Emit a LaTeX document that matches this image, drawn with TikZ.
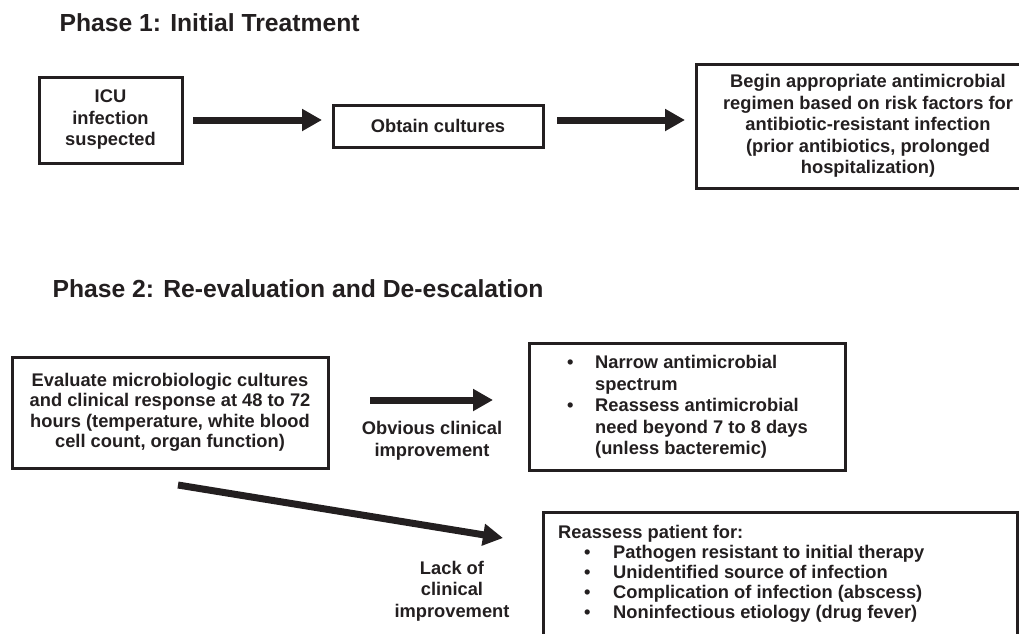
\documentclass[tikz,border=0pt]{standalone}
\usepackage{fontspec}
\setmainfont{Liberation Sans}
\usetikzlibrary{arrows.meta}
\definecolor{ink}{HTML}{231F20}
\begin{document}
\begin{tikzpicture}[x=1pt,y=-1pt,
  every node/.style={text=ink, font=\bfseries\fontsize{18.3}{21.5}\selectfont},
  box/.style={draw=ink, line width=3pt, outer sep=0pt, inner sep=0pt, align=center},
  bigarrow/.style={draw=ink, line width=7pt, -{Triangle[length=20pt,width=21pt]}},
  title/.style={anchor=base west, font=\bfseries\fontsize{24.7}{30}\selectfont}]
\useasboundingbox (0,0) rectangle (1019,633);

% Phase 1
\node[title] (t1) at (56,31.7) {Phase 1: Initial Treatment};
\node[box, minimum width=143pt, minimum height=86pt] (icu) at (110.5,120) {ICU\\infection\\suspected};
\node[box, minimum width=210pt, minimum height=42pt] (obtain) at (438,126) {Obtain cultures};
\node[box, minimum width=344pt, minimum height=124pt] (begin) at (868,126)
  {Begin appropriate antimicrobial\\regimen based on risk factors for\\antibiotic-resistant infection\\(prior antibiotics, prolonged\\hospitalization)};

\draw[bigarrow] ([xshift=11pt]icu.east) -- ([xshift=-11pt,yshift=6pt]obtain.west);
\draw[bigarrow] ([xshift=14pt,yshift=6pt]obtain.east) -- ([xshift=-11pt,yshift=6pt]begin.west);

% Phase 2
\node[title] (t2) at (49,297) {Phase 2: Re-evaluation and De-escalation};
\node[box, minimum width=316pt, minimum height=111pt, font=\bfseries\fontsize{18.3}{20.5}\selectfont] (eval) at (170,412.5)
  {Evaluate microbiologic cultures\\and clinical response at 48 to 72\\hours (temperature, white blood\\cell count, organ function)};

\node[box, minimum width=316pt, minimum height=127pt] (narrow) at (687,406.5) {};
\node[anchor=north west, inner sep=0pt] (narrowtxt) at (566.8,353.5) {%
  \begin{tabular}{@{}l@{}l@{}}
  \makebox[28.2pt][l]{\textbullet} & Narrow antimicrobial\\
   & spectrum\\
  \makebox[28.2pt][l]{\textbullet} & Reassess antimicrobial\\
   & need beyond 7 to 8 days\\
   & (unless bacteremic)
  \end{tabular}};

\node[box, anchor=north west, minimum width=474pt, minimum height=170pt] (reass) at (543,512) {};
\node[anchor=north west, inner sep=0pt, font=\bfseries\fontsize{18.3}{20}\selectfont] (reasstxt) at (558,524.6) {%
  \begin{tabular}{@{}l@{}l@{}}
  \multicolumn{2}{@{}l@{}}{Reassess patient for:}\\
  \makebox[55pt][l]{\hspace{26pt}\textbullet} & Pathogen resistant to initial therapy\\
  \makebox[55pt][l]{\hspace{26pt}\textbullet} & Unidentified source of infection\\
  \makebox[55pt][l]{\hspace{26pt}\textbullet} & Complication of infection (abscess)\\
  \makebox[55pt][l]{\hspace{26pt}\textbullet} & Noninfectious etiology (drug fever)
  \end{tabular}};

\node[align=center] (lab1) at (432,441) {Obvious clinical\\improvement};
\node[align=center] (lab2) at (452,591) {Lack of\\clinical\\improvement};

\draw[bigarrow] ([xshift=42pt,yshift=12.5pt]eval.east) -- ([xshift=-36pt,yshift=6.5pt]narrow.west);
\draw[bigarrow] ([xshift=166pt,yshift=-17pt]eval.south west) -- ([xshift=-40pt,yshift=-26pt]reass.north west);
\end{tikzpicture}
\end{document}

* * * * * * * * *

[EXERCISE GOAL] Copy all the data exactly as written, but skip any picture.

[REPLY TO THE EXERCISE]
Emit a LaTeX document that matches this image, drawn with TikZ.
\documentclass[tikz,border=0pt]{standalone}
\usepackage{fontspec}
\setmainfont{Liberation Sans}
\usetikzlibrary{arrows.meta}
\definecolor{ink}{HTML}{231F20}
\begin{document}
\begin{tikzpicture}[x=1pt,y=-1pt,
  every node/.style={text=ink, font=\bfseries\fontsize{18.3}{21.5}\selectfont},
  box/.style={draw=ink, line width=3pt, outer sep=0pt, inner sep=0pt, align=center},
  bigarrow/.style={draw=ink, line width=7pt, -{Triangle[length=20pt,width=21pt]}},
  title/.style={anchor=base west, font=\bfseries\fontsize{24.7}{30}\selectfont}]
\useasboundingbox (0,0) rectangle (1019,633);

% Phase 1
\node[title] (t1) at (56,31.7) {Phase 1: Initial Treatment};
\node[box, minimum width=143pt, minimum height=86pt] (icu) at (110.5,120) {ICU\\infection\\suspected};
\node[box, minimum width=210pt, minimum height=42pt] (obtain) at (438,126) {Obtain cultures};
\node[box, minimum width=344pt, minimum height=124pt] (begin) at (868,126)
  {Begin appropriate antimicrobial\\regimen based on risk factors for\\antibiotic-resistant infection\\(prior antibiotics, prolonged\\hospitalization)};

\draw[bigarrow] ([xshift=11pt]icu.east) -- ([xshift=-11pt,yshift=6pt]obtain.west);
\draw[bigarrow] ([xshift=14pt,yshift=6pt]obtain.east) -- ([xshift=-11pt,yshift=6pt]begin.west);

% Phase 2
\node[title] (t2) at (49,297) {Phase 2: Re-evaluation and De-escalation};
\node[box, minimum width=316pt, minimum height=111pt, font=\bfseries\fontsize{18.3}{20.5}\selectfont] (eval) at (170,412.5)
  {Evaluate microbiologic cultures\\and clinical response at 48 to 72\\hours (temperature, white blood\\cell count, organ function)};

\node[box, minimum width=316pt, minimum height=127pt] (narrow) at (687,406.5) {};
\node[anchor=north west, inner sep=0pt] (narrowtxt) at (566.8,353.5) {%
  \begin{tabular}{@{}l@{}l@{}}
  \makebox[28.2pt][l]{\textbullet} & Narrow antimicrobial\\
   & spectrum\\
  \makebox[28.2pt][l]{\textbullet} & Reassess antimicrobial\\
   & need beyond 7 to 8 days\\
   & (unless bacteremic)
  \end{tabular}};

\node[box, anchor=north west, minimum width=474pt, minimum height=170pt] (reass) at (543,512) {};
\node[anchor=north west, inner sep=0pt, font=\bfseries\fontsize{18.3}{20}\selectfont] (reasstxt) at (558,524.6) {%
  \begin{tabular}{@{}l@{}l@{}}
  \multicolumn{2}{@{}l@{}}{Reassess patient for:}\\
  \makebox[55pt][l]{\hspace{26pt}\textbullet} & Pathogen resistant to initial therapy\\
  \makebox[55pt][l]{\hspace{26pt}\textbullet} & Unidentified source of infection\\
  \makebox[55pt][l]{\hspace{26pt}\textbullet} & Complication of infection (abscess)\\
  \makebox[55pt][l]{\hspace{26pt}\textbullet} & Noninfectious etiology (drug fever)
  \end{tabular}};

\node[align=center] (lab1) at (432,441) {Obvious clinical\\improvement};
\node[align=center] (lab2) at (452,591) {Lack of\\clinical\\improvement};

\draw[bigarrow] ([xshift=42pt,yshift=12.5pt]eval.east) -- ([xshift=-36pt,yshift=6.5pt]narrow.west);
\draw[bigarrow] ([xshift=166pt,yshift=-17pt]eval.south west) -- ([xshift=-40pt,yshift=-26pt]reass.north west);
\end{tikzpicture}
\end{document}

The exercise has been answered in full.